§ **Direction**:
Everything in the data should be repeated exactly, save for the images.
------
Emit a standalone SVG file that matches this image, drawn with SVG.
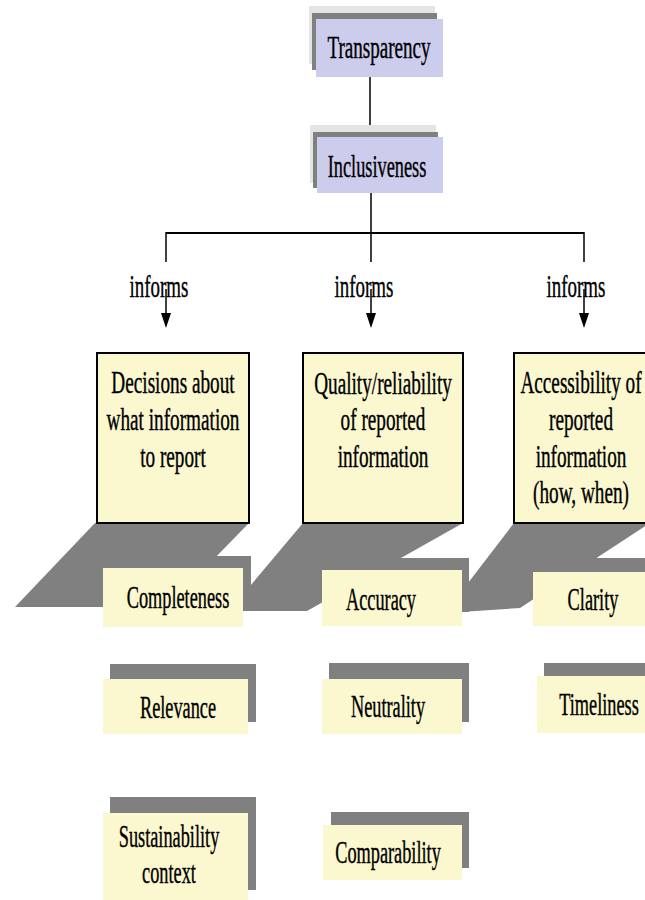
<svg xmlns="http://www.w3.org/2000/svg" width="645" height="900" viewBox="0 0 645 900">
<defs>
<style>
.t{font-family:'Liberation Serif','Times New Roman','DejaVu Serif',serif;font-size:31px;fill:#000;stroke:#000;stroke-width:0.4;text-anchor:middle}
.lav{fill:#ccccec}
.lg{fill:#e4e4e4}
.dg{fill:#808080}
.yb{fill:#fbf8d0;stroke:#000;stroke-width:2}
.ys{fill:#fbf8d0}
.ln{stroke:#000;stroke-width:1.5;fill:none}
.bar{stroke:#000;stroke-width:2.2;fill:none}
.ah{fill:#000}
</style>
</defs>
<rect width="645" height="900" fill="#fff"/>

<g id="connectors">
<line class="ln" x1="370" y1="70" x2="370" y2="137"/>
<line class="ln" x1="371" y1="193" x2="371" y2="262"/>
<line class="bar" x1="166" y1="233" x2="584" y2="233"/>
<line class="ln" x1="166" y1="232" x2="166" y2="262"/>
<line class="ln" x1="584" y1="232" x2="584" y2="262"/>
<line class="ln" x1="166" y1="289" x2="166" y2="314"/>
<path class="ah" d="M161,313 L171,313 L166,328 Z"/>
<line class="ln" x1="371" y1="289" x2="371" y2="314"/>
<path class="ah" d="M366,313 L376,313 L371,328 Z"/>
<line class="ln" x1="584" y1="289" x2="584" y2="314"/>
<path class="ah" d="M579,313 L589,313 L584,328 Z"/>
<text class="t" transform="translate(159,297) scale(0.61,1)">informs</text>
<text class="t" transform="translate(364,297) scale(0.61,1)">informs</text>
<text class="t" transform="translate(576,297) scale(0.61,1)">informs</text>
</g>

<g id="transparency">
<rect class="lg" x="309" y="6" width="126" height="58"/>
<rect class="dg" x="312" y="13" width="125" height="57"/>
<rect class="lav" x="316" y="19" width="127" height="58"/>
<text class="t" transform="translate(379,58) scale(0.615,1)">Transparency</text>
</g>

<g id="inclusiveness">
<rect class="lg" x="310" y="125" width="126" height="58"/>
<rect class="dg" x="313" y="132" width="125" height="56"/>
<rect class="lav" x="317" y="137" width="126" height="56"/>
<text class="t" transform="translate(377,177) scale(0.59,1)">Inclusiveness</text>
</g>

<g id="shadows">
<polygon class="dg" points="95,523 249,523 167,607 15,607"/>
<polygon class="dg" points="303,523 463,523 307,611 229,611"/>
<polygon class="dg" points="514,523 650,523 520,608 445,613"/>
<rect class="dg" x="110" y="556" width="141" height="53"/>
<rect class="dg" x="329" y="558" width="140" height="54"/>
<rect class="dg" x="540" y="558" width="110" height="52"/>
</g>

<g id="decisions">
<rect class="yb" x="97" y="353" width="152" height="170"/>
<text class="t" transform="translate(173,0) scale(0.62,1)"><tspan x="0" y="393">Decisions about</tspan><tspan x="0" y="430">what information</tspan><tspan x="0" y="467">to report</tspan></text>
</g>

<g id="quality">
<rect class="yb" x="303" y="353" width="160" height="170"/>
<text class="t" transform="translate(383,0) scale(0.62,1)"><tspan x="0" y="394">Quality/reliability</tspan><tspan x="0" y="430">of reported</tspan><tspan x="0" y="467">information</tspan></text>
</g>

<g id="accessibility">
<rect class="yb" x="514" y="353" width="140" height="170"/>
<text class="t" transform="translate(581,0) scale(0.62,1)"><tspan x="0" y="393">Accessibility of</tspan><tspan x="0" y="430">reported</tspan><tspan x="0" y="467">information</tspan><tspan x="0" y="503">(how, when)</tspan></text>
</g>

<g id="completeness">
<rect class="ys" x="103" y="568" width="140" height="59"/>
<text class="t" transform="translate(178,608) scale(0.59,1)">Completeness</text>
</g>

<g id="relevance">
<rect class="dg" x="110" y="664" width="146" height="58"/>
<rect class="ys" x="103" y="679" width="145" height="55"/>
<text class="t" transform="translate(178,718) scale(0.59,1)">Relevance</text>
</g>

<g id="sustainability">
<rect class="dg" x="110" y="797" width="146" height="93"/>
<rect class="ys" x="103" y="813" width="145" height="87"/>
<text class="t" transform="translate(169,0) scale(0.59,1)"><tspan x="0" y="847">Sustainability</tspan><tspan x="0" y="883">context</tspan></text>
</g>

<g id="accuracy">
<rect class="ys" x="322" y="570" width="140" height="56"/>
<text class="t" transform="translate(381,610) scale(0.59,1)">Accuracy</text>
</g>

<g id="neutrality">
<rect class="dg" x="329" y="663" width="140" height="59"/>
<rect class="ys" x="322" y="679" width="140" height="55"/>
<text class="t" transform="translate(388,717) scale(0.59,1)">Neutrality</text>
</g>

<g id="comparability">
<rect class="dg" x="331" y="812" width="138" height="56"/>
<rect class="ys" x="323" y="825" width="139" height="55"/>
<text class="t" transform="translate(388,863) scale(0.59,1)">Comparability</text>
</g>

<g id="clarity">
<rect class="ys" x="533" y="572" width="117" height="54"/>
<text class="t" transform="translate(593,610) scale(0.59,1)">Clarity</text>
</g>

<g id="timeliness">
<rect class="dg" x="544" y="663" width="106" height="57"/>
<rect class="ys" x="537" y="676" width="113" height="57"/>
<text class="t" transform="translate(599,715) scale(0.59,1)">Timeliness</text>
</g>
</svg>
------
§ **Answer in full**:
Emit a standalone SVG file that matches this image, drawn with SVG.
<svg xmlns="http://www.w3.org/2000/svg" width="645" height="900" viewBox="0 0 645 900">
<defs>
<style>
.t{font-family:'Liberation Serif','Times New Roman','DejaVu Serif',serif;font-size:31px;fill:#000;stroke:#000;stroke-width:0.4;text-anchor:middle}
.lav{fill:#ccccec}
.lg{fill:#e4e4e4}
.dg{fill:#808080}
.yb{fill:#fbf8d0;stroke:#000;stroke-width:2}
.ys{fill:#fbf8d0}
.ln{stroke:#000;stroke-width:1.5;fill:none}
.bar{stroke:#000;stroke-width:2.2;fill:none}
.ah{fill:#000}
</style>
</defs>
<rect width="645" height="900" fill="#fff"/>

<g id="connectors">
<line class="ln" x1="370" y1="70" x2="370" y2="137"/>
<line class="ln" x1="371" y1="193" x2="371" y2="262"/>
<line class="bar" x1="166" y1="233" x2="584" y2="233"/>
<line class="ln" x1="166" y1="232" x2="166" y2="262"/>
<line class="ln" x1="584" y1="232" x2="584" y2="262"/>
<line class="ln" x1="166" y1="289" x2="166" y2="314"/>
<path class="ah" d="M161,313 L171,313 L166,328 Z"/>
<line class="ln" x1="371" y1="289" x2="371" y2="314"/>
<path class="ah" d="M366,313 L376,313 L371,328 Z"/>
<line class="ln" x1="584" y1="289" x2="584" y2="314"/>
<path class="ah" d="M579,313 L589,313 L584,328 Z"/>
<text class="t" transform="translate(159,297) scale(0.61,1)">informs</text>
<text class="t" transform="translate(364,297) scale(0.61,1)">informs</text>
<text class="t" transform="translate(576,297) scale(0.61,1)">informs</text>
</g>

<g id="transparency">
<rect class="lg" x="309" y="6" width="126" height="58"/>
<rect class="dg" x="312" y="13" width="125" height="57"/>
<rect class="lav" x="316" y="19" width="127" height="58"/>
<text class="t" transform="translate(379,58) scale(0.615,1)">Transparency</text>
</g>

<g id="inclusiveness">
<rect class="lg" x="310" y="125" width="126" height="58"/>
<rect class="dg" x="313" y="132" width="125" height="56"/>
<rect class="lav" x="317" y="137" width="126" height="56"/>
<text class="t" transform="translate(377,177) scale(0.59,1)">Inclusiveness</text>
</g>

<g id="shadows">
<polygon class="dg" points="95,523 249,523 167,607 15,607"/>
<polygon class="dg" points="303,523 463,523 307,611 229,611"/>
<polygon class="dg" points="514,523 650,523 520,608 445,613"/>
<rect class="dg" x="110" y="556" width="141" height="53"/>
<rect class="dg" x="329" y="558" width="140" height="54"/>
<rect class="dg" x="540" y="558" width="110" height="52"/>
</g>

<g id="decisions">
<rect class="yb" x="97" y="353" width="152" height="170"/>
<text class="t" transform="translate(173,0) scale(0.62,1)"><tspan x="0" y="393">Decisions about</tspan><tspan x="0" y="430">what information</tspan><tspan x="0" y="467">to report</tspan></text>
</g>

<g id="quality">
<rect class="yb" x="303" y="353" width="160" height="170"/>
<text class="t" transform="translate(383,0) scale(0.62,1)"><tspan x="0" y="394">Quality/reliability</tspan><tspan x="0" y="430">of reported</tspan><tspan x="0" y="467">information</tspan></text>
</g>

<g id="accessibility">
<rect class="yb" x="514" y="353" width="140" height="170"/>
<text class="t" transform="translate(581,0) scale(0.62,1)"><tspan x="0" y="393">Accessibility of</tspan><tspan x="0" y="430">reported</tspan><tspan x="0" y="467">information</tspan><tspan x="0" y="503">(how, when)</tspan></text>
</g>

<g id="completeness">
<rect class="ys" x="103" y="568" width="140" height="59"/>
<text class="t" transform="translate(178,608) scale(0.59,1)">Completeness</text>
</g>

<g id="relevance">
<rect class="dg" x="110" y="664" width="146" height="58"/>
<rect class="ys" x="103" y="679" width="145" height="55"/>
<text class="t" transform="translate(178,718) scale(0.59,1)">Relevance</text>
</g>

<g id="sustainability">
<rect class="dg" x="110" y="797" width="146" height="93"/>
<rect class="ys" x="103" y="813" width="145" height="87"/>
<text class="t" transform="translate(169,0) scale(0.59,1)"><tspan x="0" y="847">Sustainability</tspan><tspan x="0" y="883">context</tspan></text>
</g>

<g id="accuracy">
<rect class="ys" x="322" y="570" width="140" height="56"/>
<text class="t" transform="translate(381,610) scale(0.59,1)">Accuracy</text>
</g>

<g id="neutrality">
<rect class="dg" x="329" y="663" width="140" height="59"/>
<rect class="ys" x="322" y="679" width="140" height="55"/>
<text class="t" transform="translate(388,717) scale(0.59,1)">Neutrality</text>
</g>

<g id="comparability">
<rect class="dg" x="331" y="812" width="138" height="56"/>
<rect class="ys" x="323" y="825" width="139" height="55"/>
<text class="t" transform="translate(388,863) scale(0.59,1)">Comparability</text>
</g>

<g id="clarity">
<rect class="ys" x="533" y="572" width="117" height="54"/>
<text class="t" transform="translate(593,610) scale(0.59,1)">Clarity</text>
</g>

<g id="timeliness">
<rect class="dg" x="544" y="663" width="106" height="57"/>
<rect class="ys" x="537" y="676" width="113" height="57"/>
<text class="t" transform="translate(599,715) scale(0.59,1)">Timeliness</text>
</g>
</svg>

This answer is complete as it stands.